**TASK**:
Lines with "Emit a Python" and "import seaborn as sns" mark the range, both included. Reproduce exactly that stretch, without pictures.

**EXTRACTED DATA**:
========

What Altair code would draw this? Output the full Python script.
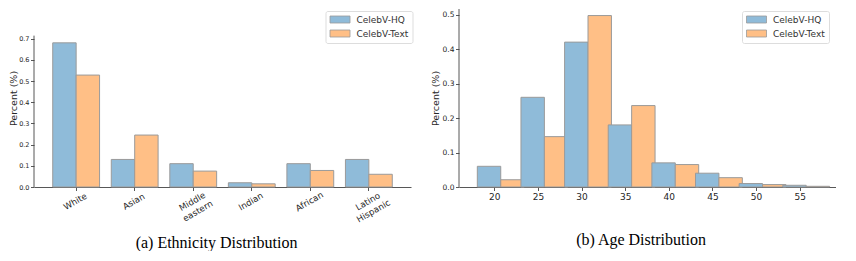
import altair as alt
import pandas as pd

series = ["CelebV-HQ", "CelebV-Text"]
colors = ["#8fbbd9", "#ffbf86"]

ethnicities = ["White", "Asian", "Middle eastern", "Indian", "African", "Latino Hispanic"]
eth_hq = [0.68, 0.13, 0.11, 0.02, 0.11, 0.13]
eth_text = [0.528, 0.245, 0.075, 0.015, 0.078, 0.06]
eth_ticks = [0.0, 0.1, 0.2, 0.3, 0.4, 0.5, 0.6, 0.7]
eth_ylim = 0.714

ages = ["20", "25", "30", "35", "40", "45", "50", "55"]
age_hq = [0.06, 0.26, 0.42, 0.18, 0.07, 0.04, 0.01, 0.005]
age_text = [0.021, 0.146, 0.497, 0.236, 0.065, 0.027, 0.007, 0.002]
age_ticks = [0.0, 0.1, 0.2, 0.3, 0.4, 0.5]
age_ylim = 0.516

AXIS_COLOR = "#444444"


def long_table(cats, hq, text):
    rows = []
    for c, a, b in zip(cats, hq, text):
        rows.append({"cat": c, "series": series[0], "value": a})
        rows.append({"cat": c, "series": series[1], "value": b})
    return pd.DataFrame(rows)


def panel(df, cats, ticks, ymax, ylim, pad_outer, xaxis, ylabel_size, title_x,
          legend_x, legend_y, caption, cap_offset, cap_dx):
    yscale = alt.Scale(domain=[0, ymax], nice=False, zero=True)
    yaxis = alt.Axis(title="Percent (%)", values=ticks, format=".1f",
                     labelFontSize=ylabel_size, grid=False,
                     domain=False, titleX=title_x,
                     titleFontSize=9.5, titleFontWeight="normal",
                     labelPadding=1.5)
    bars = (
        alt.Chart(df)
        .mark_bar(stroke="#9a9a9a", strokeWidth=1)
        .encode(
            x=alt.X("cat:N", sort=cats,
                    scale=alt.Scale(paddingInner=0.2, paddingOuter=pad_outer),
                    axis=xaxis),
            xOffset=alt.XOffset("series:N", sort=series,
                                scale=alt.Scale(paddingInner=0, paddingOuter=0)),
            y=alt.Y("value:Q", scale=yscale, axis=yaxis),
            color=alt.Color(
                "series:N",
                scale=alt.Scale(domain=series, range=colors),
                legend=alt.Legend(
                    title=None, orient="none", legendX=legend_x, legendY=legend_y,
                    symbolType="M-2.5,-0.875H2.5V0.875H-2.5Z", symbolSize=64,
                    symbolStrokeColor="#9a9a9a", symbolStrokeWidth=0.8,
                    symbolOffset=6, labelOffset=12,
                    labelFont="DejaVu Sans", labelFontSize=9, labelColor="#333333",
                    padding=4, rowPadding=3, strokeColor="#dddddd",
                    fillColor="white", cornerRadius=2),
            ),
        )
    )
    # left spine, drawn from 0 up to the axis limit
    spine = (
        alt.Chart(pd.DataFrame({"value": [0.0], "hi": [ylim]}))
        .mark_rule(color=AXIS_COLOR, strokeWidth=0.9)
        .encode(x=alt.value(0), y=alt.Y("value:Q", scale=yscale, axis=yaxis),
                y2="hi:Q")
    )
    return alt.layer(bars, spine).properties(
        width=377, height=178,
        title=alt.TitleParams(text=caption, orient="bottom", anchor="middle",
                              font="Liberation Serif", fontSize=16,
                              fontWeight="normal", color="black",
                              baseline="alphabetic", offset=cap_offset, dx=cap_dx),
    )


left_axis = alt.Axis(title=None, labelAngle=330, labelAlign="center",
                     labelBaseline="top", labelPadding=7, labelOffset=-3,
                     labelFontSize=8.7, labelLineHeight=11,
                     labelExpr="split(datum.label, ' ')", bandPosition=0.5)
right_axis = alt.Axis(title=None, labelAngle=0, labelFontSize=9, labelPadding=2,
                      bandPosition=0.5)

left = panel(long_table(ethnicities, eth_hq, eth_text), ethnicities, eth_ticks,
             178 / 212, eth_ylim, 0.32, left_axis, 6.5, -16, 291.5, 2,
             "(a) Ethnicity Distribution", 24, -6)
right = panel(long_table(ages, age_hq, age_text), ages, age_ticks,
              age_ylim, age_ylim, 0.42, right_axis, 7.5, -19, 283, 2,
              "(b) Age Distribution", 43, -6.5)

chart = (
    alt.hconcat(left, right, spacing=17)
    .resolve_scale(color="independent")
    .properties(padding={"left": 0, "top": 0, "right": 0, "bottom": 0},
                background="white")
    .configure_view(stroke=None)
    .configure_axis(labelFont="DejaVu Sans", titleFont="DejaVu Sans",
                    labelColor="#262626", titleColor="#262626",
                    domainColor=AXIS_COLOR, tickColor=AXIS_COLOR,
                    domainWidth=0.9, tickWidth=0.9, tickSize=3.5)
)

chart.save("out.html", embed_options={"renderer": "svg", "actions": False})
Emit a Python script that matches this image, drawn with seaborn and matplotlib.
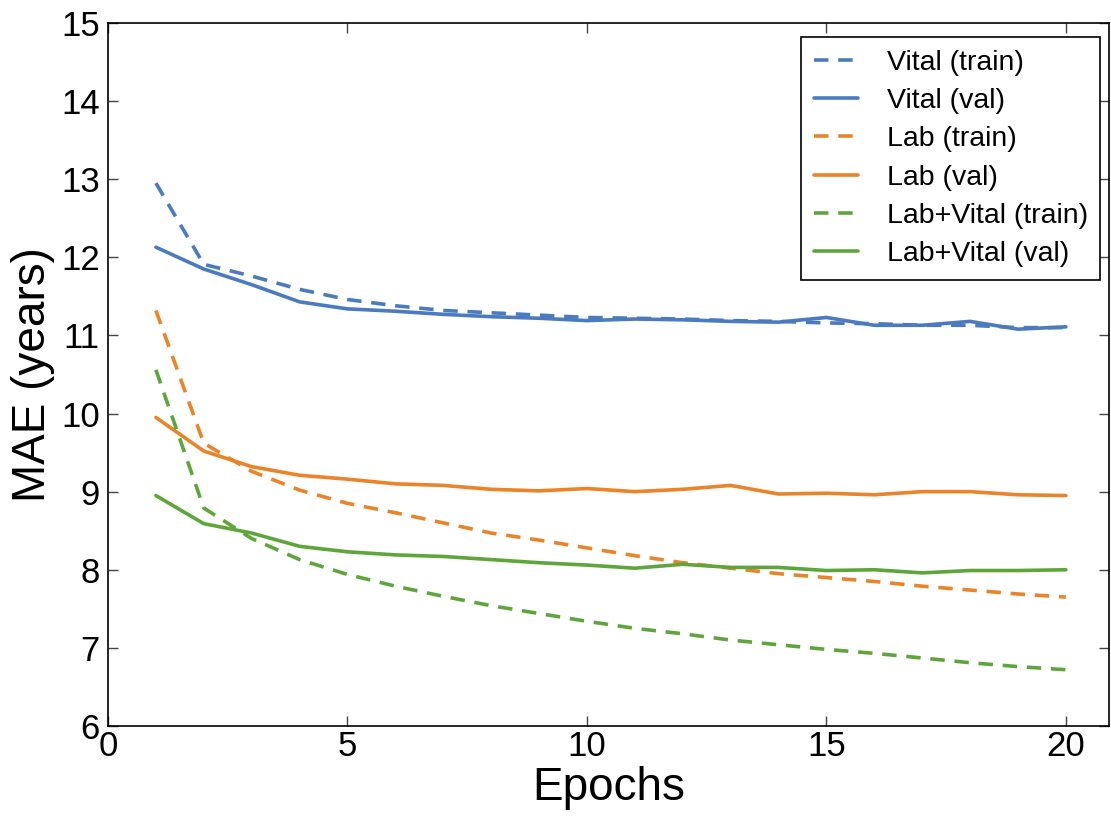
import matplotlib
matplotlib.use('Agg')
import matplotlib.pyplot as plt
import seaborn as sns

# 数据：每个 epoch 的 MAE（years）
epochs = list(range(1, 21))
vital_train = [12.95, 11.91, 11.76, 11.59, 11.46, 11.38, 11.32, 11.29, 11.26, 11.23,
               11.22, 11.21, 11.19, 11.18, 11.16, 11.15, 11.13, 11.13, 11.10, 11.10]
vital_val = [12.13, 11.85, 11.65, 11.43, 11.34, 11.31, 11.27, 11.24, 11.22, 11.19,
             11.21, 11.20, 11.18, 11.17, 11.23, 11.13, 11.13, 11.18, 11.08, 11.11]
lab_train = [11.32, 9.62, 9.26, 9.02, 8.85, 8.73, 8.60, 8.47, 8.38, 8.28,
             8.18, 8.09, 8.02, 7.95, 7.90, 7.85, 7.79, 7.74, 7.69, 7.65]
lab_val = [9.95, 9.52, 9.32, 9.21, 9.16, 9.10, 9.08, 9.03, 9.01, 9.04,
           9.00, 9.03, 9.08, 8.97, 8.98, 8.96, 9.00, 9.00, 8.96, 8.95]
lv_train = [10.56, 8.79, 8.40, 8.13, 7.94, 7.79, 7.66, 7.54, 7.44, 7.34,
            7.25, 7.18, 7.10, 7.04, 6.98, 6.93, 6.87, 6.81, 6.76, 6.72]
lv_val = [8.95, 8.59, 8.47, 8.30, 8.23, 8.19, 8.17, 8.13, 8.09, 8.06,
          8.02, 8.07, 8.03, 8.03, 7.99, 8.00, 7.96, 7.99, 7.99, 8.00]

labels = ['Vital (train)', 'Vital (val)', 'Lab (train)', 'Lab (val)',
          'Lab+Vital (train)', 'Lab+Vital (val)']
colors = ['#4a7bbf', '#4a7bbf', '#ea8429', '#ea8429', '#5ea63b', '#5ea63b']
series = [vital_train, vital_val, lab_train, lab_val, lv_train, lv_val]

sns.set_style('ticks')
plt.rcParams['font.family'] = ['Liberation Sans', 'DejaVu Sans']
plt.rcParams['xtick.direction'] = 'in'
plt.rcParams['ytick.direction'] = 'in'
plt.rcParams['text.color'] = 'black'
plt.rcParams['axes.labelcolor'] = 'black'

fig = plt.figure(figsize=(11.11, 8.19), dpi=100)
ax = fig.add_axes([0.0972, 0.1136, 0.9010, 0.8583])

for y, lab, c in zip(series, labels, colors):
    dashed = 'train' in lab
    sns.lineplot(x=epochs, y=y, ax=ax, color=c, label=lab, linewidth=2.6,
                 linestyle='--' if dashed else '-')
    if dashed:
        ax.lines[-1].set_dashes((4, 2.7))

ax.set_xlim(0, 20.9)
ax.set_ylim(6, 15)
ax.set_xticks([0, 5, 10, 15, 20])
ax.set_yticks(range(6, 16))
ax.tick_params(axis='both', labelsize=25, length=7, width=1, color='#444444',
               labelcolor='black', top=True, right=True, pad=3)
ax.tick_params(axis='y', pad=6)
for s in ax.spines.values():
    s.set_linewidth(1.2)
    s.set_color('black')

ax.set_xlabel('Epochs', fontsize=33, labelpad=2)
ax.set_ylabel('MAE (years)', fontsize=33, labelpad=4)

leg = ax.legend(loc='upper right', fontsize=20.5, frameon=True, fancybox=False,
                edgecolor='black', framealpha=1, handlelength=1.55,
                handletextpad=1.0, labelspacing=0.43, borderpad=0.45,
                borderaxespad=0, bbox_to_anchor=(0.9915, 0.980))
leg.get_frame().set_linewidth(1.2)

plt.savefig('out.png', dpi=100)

========

**ANSWER TO THE PROBLEM**:
Emit a Python script that matches this image, drawn with seaborn and matplotlib.
import matplotlib
matplotlib.use('Agg')
import matplotlib.pyplot as plt
import seaborn as sns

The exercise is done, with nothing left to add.